This past year, while I was in filling in at Our Lady of the Black Hills, Piedmont, Deacon John and Joni Osnes invited me to be part of their Sunday adult faith formation class after Mass. They were studying “The Disciple as Steward” by Sharon Hueckel, which is a six-week, small group study based on the U.S. Bishops’ pastoral letter on stewardship titled, “Stewardship: A Disciple’s Response.”
One of the questions that was asked was, “Who am I?” As we went around the room, the answers to that question went something like this: I am an engineer, I am a mother, I am a dad, and I am a teacher.
Jacque Osnes, a college student, surprised us all when she said, “First, I am a child of God. That is who I am, first and foremost a child of God.”
Wow, what a great answer. I wished I would have come up with that: “First, I am a child of God. That is who I am, first and foremost a child of God.”
The answer to the question of “Who am I?” is not about what we do or even what we possess or own, but the truth is found in answering another question: “Whose we are?”
Jacque was right; first and foremost we are children of God. Through our baptism in Christ we have been adopted as sons and daughters of God the Father; we
become partakers of his divine nature and we are temples of the Holy Spirit (Catechism of the Catholic Church #1265). What defines us a person is the fact that we have been made in the image and likeness of God, and because of that we are called to love, know and serve him.
Fr. Paul Hoesing, in his pamphlet on prayer, Have I Been With You? Personal Prayer For Young Disciples, says, “Our relationship gives us an identity, and our identity gives us a mission. What we do (our mission) flows from our identity (who we are), and who we are begins with our hearts in communion with Jesus.” Fr. Paul is emphasizing three key words in his description of who we are: Relationship — Identity – Mission (RIM).
Relationship — Identity – Mission is rooted in the vine and branches passage in Jn 15:4, “Remain in me, as I remain in you. Just as a branch cannot bear fruit on its own unless it remains on the vine, so neither can you unless you remain in me.”
However, we often get this ordering reversed by putting mission first, then identity and lastly relationship. When we put mission first, it is easy to lose our way and our identity because our focus and gaze is not on Christ, but rather on the mission and on ourselves.

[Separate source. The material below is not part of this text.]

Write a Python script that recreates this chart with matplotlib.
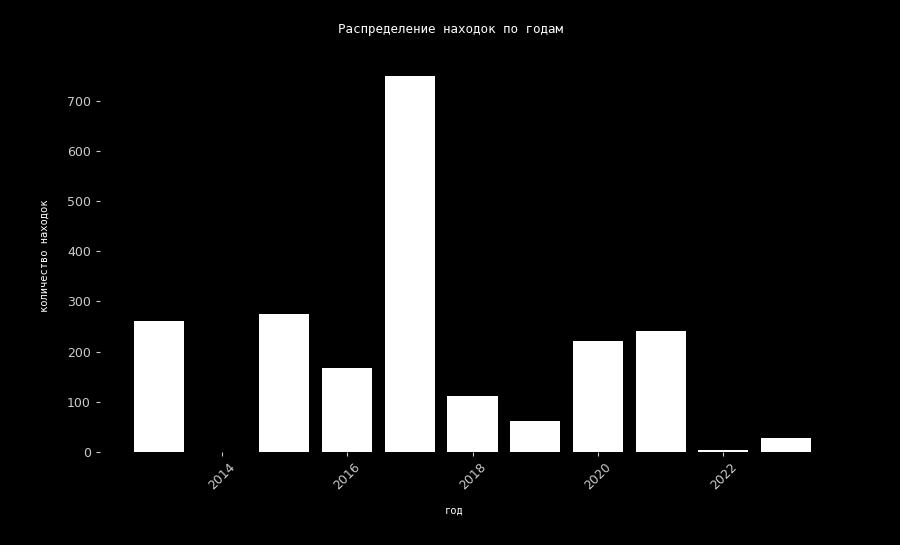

When we get this upside down, the mission inevitably takes up all of our time and energy, and in the end we have no time for a personal relationship with Christ. It is much easier and less challenging for us to focus on the mission rather than on our relationship and identity with Jesus.
Let’s face it: being people of prayer is difficult because it requires us to be disciplined and to have a spirit of constancy in our lives when it comes to giving time to building and maintaining a personal intimacy with the Lord.
This is why in our diocesan priority plan prayer is our first core value. Bishop Robert Gruss indicates, “Prayer is listed first
because it provides us a secure foundation” as we read in the story of the wise and foolish builders in Lk 6:46 -49.
Since March, we have been focusing on the second lens of our stewardship initiative lively faith: prayer, study and formation. Both Msgr. Thomas Richter at Pastoral Ministry Days and Jim Beckman at the Stewardship Summit focused on RIM: Relationship — Identity – Mission in their talks. Msgr. Richter describes RIM in the
context of the experience of Jesus’ life:
“Relationship with the Father for 30 years, then at Jesus’ baptism the Father proclaims his Identity, ‘This is my beloved son with whom I am well pleased.’ Then the Spirit sends Jesus on Mission.”
I encourage you to go to our diocesan webpage and listen to both Msgr. Richter’s and Jim Beckman’s talks on lively faith. (Msgr. Richter) http://rapid
resources;and (Jim Beckman) http://rapidcitydiocese.org/stewardship or you can download them to your smart phone as an audio file. (Podcast) https://itunes.apple.com/us/podcast/
Pope Emeritus Benedict XVI , while speaking to a gathering of young people at Westminster Cathedral, sums up the theme of RIM in this way: “This is the message I want to share with you today. I ask you to look into your hearts each day to find the source of all true love. Jesus is always there, quietly waiting for us to be still with him and to hear his voice. Deep within your heart, God is calling you to spend time with him in prayer. But this kind of prayer, real prayer, requires discipline; it requires making time for moments of silence every day. Often it means waiting for the Lord to speak. Even amid the business and stress of our daily lives, we need to make space for silence, because it is in the silence that we find God, and in silence that we discover our true self. And in discovering our true self, we discover the particular vocation which God has given us for building up his church and the redemption of our world.”
With the Advent/Christmas seasons upon us, spend some time in re-examining your relationship with Christ, who first gives us our identity as beloved sons and daughters of the Father and then sends us out on mission through the Holy Spirit to bear abundant fruit in his name.